叶欣岚这才想起来,刚才加的某位确实把他拉进了一个群,但那群上百号人,叶欣岚发了个表情包就习惯性点了免打扰,之后就把这事忘在后头了。
她掏出手机看,才发现跳出来一大串@,打头的就是这次攒局的大老板,非说昨天聚餐她没来,今天给她设个宴,专程款待她。
大老板此话一出,下面全是捧哏和复制党,齐刷刷地表示,今晚她说什么也得给个面子。
叶欣岚皱了皱眉头,脑门上三条黑线,她最恨的就是“给个面子”这四个字,轻飘飘就把人架那了,妥妥的施压。
林翱看出她的抵触,说:“你别理就行,到时候找个借口,没必要强迫自己。”
叶欣岚叹口气,她知道躲一时还行,躲不了一辈子。既然来都来了,该给的面子还是稍稍给一点。
当晚,叶欣岚准点赴约,地方在一家会所。
这家会所相当老牌,开了有小十年,易过几次主,最后到了这位手里,成了他宴请的专有场所。

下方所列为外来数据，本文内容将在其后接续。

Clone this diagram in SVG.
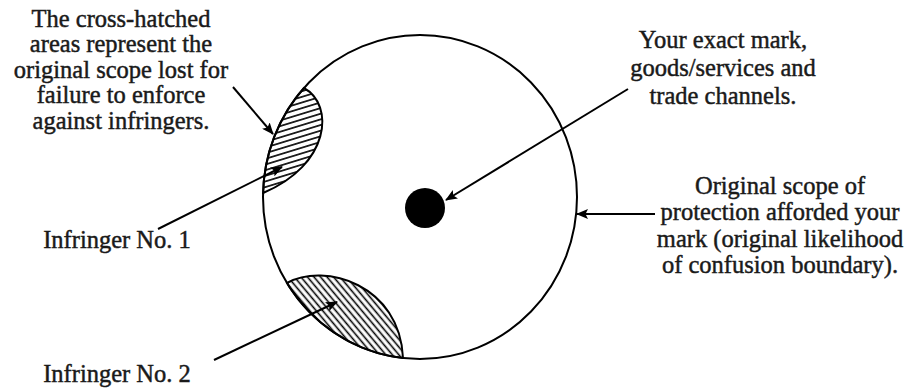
<svg xmlns="http://www.w3.org/2000/svg" width="912" height="388" viewBox="0 0 912 388">
  <style>
    .t { font-family: "Liberation Serif", "Times New Roman", serif; font-size: 24.5px; fill: #1a1a1a; stroke: #1a1a1a; stroke-width: 0.45; text-anchor: middle; }
    .ln { stroke: #000; stroke-width: 2; fill: none; }
    .conn { stroke: #000; stroke-width: 2; fill: none; marker-end: url(#arr); }
    .hatchline { stroke: #000; stroke-width: 1.6; }
  </style>
  <defs>
    <marker id="arr" markerUnits="userSpaceOnUse" markerWidth="12" markerHeight="10" refX="11" refY="5" orient="auto">
      <path d="M0,0 L12,5 L0,10 L2.5,5 Z" fill="#000"/>
    </marker>
    <pattern id="h1" patternUnits="userSpaceOnUse" width="12" height="5.4" patternTransform="rotate(-17)">
      <line class="hatchline" x1="0" y1="2.7" x2="12" y2="2.7"/>
    </pattern>
    <pattern id="h2" patternUnits="userSpaceOnUse" width="12" height="5" patternTransform="rotate(50)">
      <line class="hatchline" x1="0" y1="2.5" x2="12" y2="2.5"/>
    </pattern>
  </defs>
  <rect width="912" height="388" fill="#fff"/>

  <g id="scope-circle">
    <ellipse class="ln" cx="420" cy="197" rx="157" ry="162"/>
  </g>

  <g id="infringer1-area">
    <path d="M303.9,88 C335,105 330,165 263.1,193 A157,162 0 0 1 303.9,88 Z" fill="url(#h1)" stroke="#000" stroke-width="2"/>
  </g>

  <g id="infringer2-area">
    <path d="M287,283 C325,262 400,285 403,358 A157,162 0 0 1 287,283 Z" fill="url(#h2)" stroke="#000" stroke-width="2"/>
  </g>

  <g id="exact-mark">
    <circle cx="425" cy="208" r="20" fill="#000"/>
  </g>

  <g id="connectors">
    <line class="conn" x1="233" y1="87" x2="273" y2="134"/>
    <line class="conn" x1="158" y1="229" x2="282" y2="167"/>
    <line class="conn" x1="214" y1="360" x2="337" y2="302"/>
    <line class="conn" x1="628" y1="89" x2="446" y2="200"/>
    <line class="conn" x1="655" y1="214" x2="577" y2="214"/>
  </g>

  <g id="label-crosshatched">
    <text class="t" x="121" y="27">The cross-hatched</text>
    <text class="t" x="121" y="52">areas represent the</text>
    <text class="t" x="121" y="78">original scope lost for</text>
    <text class="t" x="121" y="103">failure to enforce</text>
    <text class="t" x="121" y="129">against infringers.</text>
  </g>

  <g id="label-exact-mark">
    <text class="t" x="723" y="48">Your exact mark,</text>
    <text class="t" x="723" y="76">goods/services and</text>
    <text class="t" x="723" y="104">trade channels.</text>
  </g>

  <g id="label-original-scope">
    <text class="t" x="780" y="194">Original scope of</text>
    <text class="t" x="780" y="220">protection afforded your</text>
    <text class="t" x="780" y="247">mark (original likelihood</text>
    <text class="t" x="780" y="273">of confusion boundary).</text>
  </g>

  <g id="label-infringer1">
    <text class="t" x="117" y="248">Infringer No. 1</text>
  </g>

  <g id="label-infringer2">
    <text class="t" x="117" y="382">Infringer No. 2</text>
  </g>
</svg>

叶欣岚今晚并不打算盛装,她卸掉了妆,素面朝天,只涂了一点玫瑰色的唇膏,头发用一个发抓松松扎在脑后,挑了件舒服的香云纱,踩了一双舒服的单鞋就去了,整个人透着股懒得应付的敷衍劲。
包间里头人都到得差不多了,叶欣岚推开门,一如既往笑着打招呼:“来晚了,真不好意思。”

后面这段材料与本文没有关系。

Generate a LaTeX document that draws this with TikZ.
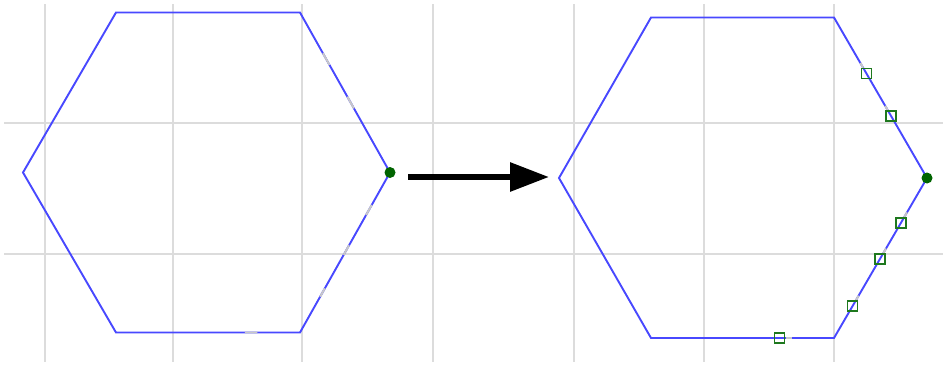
\documentclass[tikz,border=0pt]{standalone}
\usetikzlibrary{calc,arrows.meta}
\definecolor{gridgray}{RGB}{220,220,220}
\definecolor{hexblue}{RGB}{72,72,255}
\definecolor{dotgreen}{RGB}{0,100,0}
\definecolor{sqgreen}{RGB}{30,120,30}
\definecolor{gapgray}{RGB}{200,200,200}
\begin{document}
\begin{tikzpicture}[x=1pt,y=-1pt,
  gridline/.style={gridgray,line width=1.6pt},
  hexline/.style={hexblue,line width=1.9pt,line join=miter},
  gapline/.style={gapgray,line width=1.9pt},
  dotnode/.style={circle,fill=dotgreen,inner sep=0pt,minimum size=11pt},
  sqnode/.style={rectangle,draw=sqgreen,line width=1.5pt,inner sep=0pt,minimum size=10pt},
  bigarrow/.style={line width=6pt,-{Triangle[length=39pt,width=28pt]}}]
\useasboundingbox (0,0) rectangle (943,367);
\fill[white] (0,0) rectangle (943,367);
% grid
\foreach \x in {45,173,302,433,574,704,834} \draw[gridline] (\x,4) -- (\x,362);
\foreach \y in {123,254} \draw[gridline] (4,\y) -- (943,\y);
% left hexagon
\coordinate (L1) at (116,12.5);
\coordinate (L2) at (300,12.5);
\coordinate (L3) at (390,172.5);
\coordinate (L4) at (300,332.5);
\coordinate (L5) at (116,332.5);
\coordinate (L6) at (23,172.5);
\draw[hexline] (L1) -- (L2) -- (L3) -- (L4) -- (L5) -- (L6) -- cycle;
% light segments on left hexagon
\draw[gapline] ($(L2)!0.255!(L3)$) -- ($(L2)!0.328!(L3)$);
\draw[gapline] ($(L2)!0.526!(L3)$) -- ($(L2)!0.599!(L3)$);
\draw[gapline] ($(L3)!0.203!(L4)$) -- ($(L3)!0.266!(L4)$);
\draw[gapline] ($(L3)!0.455!(L4)$) -- ($(L3)!0.515!(L4)$);
\draw[gapline] ($(L3)!0.724!(L4)$) -- ($(L3)!0.776!(L4)$);
\draw[gapline] ($(L4)!0.232!(L5)$) -- ($(L4)!0.299!(L5)$);
\node[dotnode] (dl) at (L3) {};
% right hexagon
\coordinate (R1) at (651,17.5);
\coordinate (R2) at (834,17.5);
\coordinate (R3) at (927,178);
\coordinate (R4) at (834,338);
\coordinate (R5) at (651,338);
\coordinate (R6) at (559,178);
\draw[hexline] (R1) -- (R2) -- (R3) -- (R4) -- (R5) -- (R6) -- cycle;
% squares on the right hexagon
\coordinate (s1) at ($(R2)!0.348!(R3)$);
\coordinate (s2) at ($(R2)!0.615!(R3)$);
\coordinate (s3) at ($(R3)!0.280!(R4)$);
\coordinate (s4) at ($(R3)!0.506!(R4)$);
\coordinate (s5) at ($(R3)!0.800!(R4)$);
\coordinate (s6) at ($(R4)!0.299!(R5)$);
\draw[gapline] ($(s1)!6.5pt!(R2)$) -- ($(s1)!12pt!(R2)$);
\draw[gapline] ($(s2)!6.5pt!(R2)$) -- ($(s2)!12pt!(R2)$);
\draw[gapline] ($(s3)!6.5pt!(R3)$) -- ($(s3)!12pt!(R3)$);
\draw[gapline] ($(s4)!6.5pt!(R3)$) -- ($(s4)!12pt!(R3)$);
\draw[gapline] ($(s5)!6.5pt!(R3)$) -- ($(s5)!12pt!(R3)$);
\draw[gapline] ($(s6)!7pt!(R4)$) -- ($(s6)!13pt!(R4)$);
\foreach \s in {s1,s2,s3,s4,s5,s6} \node[sqnode] (n\s) at (\s) {};
\node[dotnode] (dr) at (R3) {};
% arrow
\coordinate (as) at (408,177);
\coordinate (ae) at (549,177);
\draw[bigarrow] (as) -- (ae);
\end{tikzpicture}
\end{document}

“怎么会晚呢,我们等一宿都没事。”大老板眼尖,一看她来就站起来,隔着桌子向她伸出手。有阵子没见,他比上次在高尔夫球场时更胖了,一笑腮帮子上的肥肉就开始震颤,在包间五光十色的彩灯下显得格外诡异。
叶欣岚跟他握了握手,又飞快地松开了,脸上是一幅武装好的柔情似水,看上去人畜无害。
大老板突然就觉出点味来,上次见面只觉得叶欣岚长得还不错,但这次一见感觉就不一样了。说不上具体哪好看,但就是有气质,尤其是在这喧闹混杂的地方,格格不入又清新脱俗,让人挪不开眼。
就是这旁边的人,还是这么碍眼。
他皱了皱眉头,目光转向林翱,极不情愿地打招呼:“老林也来了。”
“是,陪她来的。”林翱非常淡定,也没多介绍两人的关系。他今晚谈兴不高,跟人客套了几句就坐到角落去了,端起面前的水小口喝着,只是眼睛还锁在叶欣岚身上。

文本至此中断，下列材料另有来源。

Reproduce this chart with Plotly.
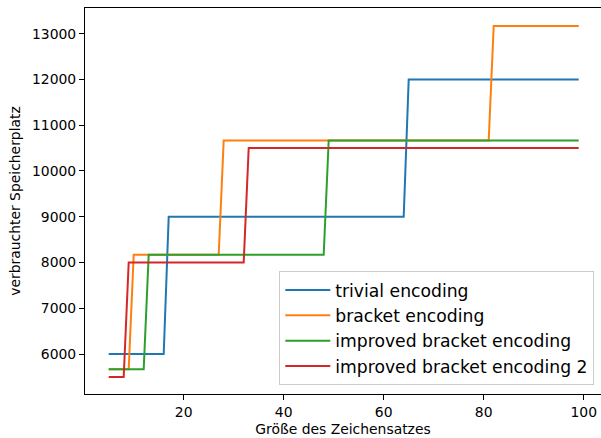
import plotly.graph_objects as go

# Step vertices (character set size -> used storage)
trivial_x = [5, 16, 17, 64, 65, 99]
trivial_y = [6000, 6000, 9000, 9000, 12000, 12000]

bracket_x = [5, 9, 10, 27, 28, 81, 82, 99]
bracket_y = [5667, 5667, 8167, 8167, 10667, 10667, 13167, 13167]

improved_x = [5, 12, 13, 48, 49, 99]
improved_y = [5667, 5667, 8167, 8167, 10667, 10667]

improved2_x = [5, 8, 9, 32, 33, 99]
improved2_y = [5500, 5500, 8000, 8000, 10500, 10500]

names = ["trivial encoding", "bracket encoding", "improved bracket encoding",
         "improved bracket encoding 2"]
colors = ["#1f77b4", "#ff7f0e", "#2ca02c", "#d62728"]

x_ticks = [20, 40, 60, 80, 100]
y_ticks = [6000, 7000, 8000, 9000, 10000, 11000, 12000, 13000]
y_tick_labels = ["6000", "7000", "8000", "9000", "10000", "11000", "12000", "13000"]

series = [(trivial_x, trivial_y), (bracket_x, bracket_y),
          (improved_x, improved_y), (improved2_x, improved2_y)]

fig = go.Figure()
for (xs, ys), name, col in zip(series, names, colors):
    fig.add_trace(go.Scatter(x=xs, y=ys, mode="lines", name=name,
                             line=dict(color=col, width=2)))

font_family = "DejaVu Sans"
fig.update_layout(
    width=601, height=438,
    margin=dict(l=85, r=0, t=8, b=44),
    paper_bgcolor="white", plot_bgcolor="white",
    font=dict(family=font_family, size=14, color="black"),
    showlegend=True,
    legend=dict(
        x=0.987, y=0.0225, xanchor="right", yanchor="bottom",
        bgcolor="rgba(255,255,255,0.8)", bordercolor="#cccccc", borderwidth=1,
        font=dict(family=font_family, size=17.2, color="black"),
        tracegroupgap=0, itemwidth=45,
    ),
)
fig.update_xaxes(
    range=[0.26, 103.46],
    tickmode="array", tickvals=x_ticks,
    ticks="outside", ticklen=5, tickwidth=1.1, tickcolor="black",
    showline=True, linecolor="black", linewidth=1.1, mirror=True,
    showgrid=False, zeroline=False,
    tickfont=dict(size=13.9, family=font_family),
    title=dict(text="Größe des Zeichensatzes", standoff=5,
               font=dict(size=13.9, family=font_family)),
)
fig.update_yaxes(
    range=[5126, 13561],
    tickmode="array", tickvals=y_ticks, ticktext=y_tick_labels,
    ticks="outside", ticklen=5, tickwidth=1.1, tickcolor="black",
    showline=True, linecolor="black", linewidth=1.1, mirror=False,
    showgrid=False, zeroline=False,
    tickfont=dict(size=13.9, family=font_family),
    title=dict(text="verbrauchter Speicherplatz", standoff=8,
               font=dict(size=13.9, family=font_family)),
)

fig.write_html("out.html")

大老板也看向叶欣岚,让出了身边的位置:“来,小叶,坐。”
叶欣岚往那一瞥,他占着整个沙发座的C位,面前摆着一溜啤酒和洋酒,酒杯塔都堆好了,也不知道是冲着谁来的。
她不着痕迹笑笑,抬手拢了拢头发:“我去边上坐吧,那边离门近,你们男同志抽烟,我不想吸二手,还想多活两年。”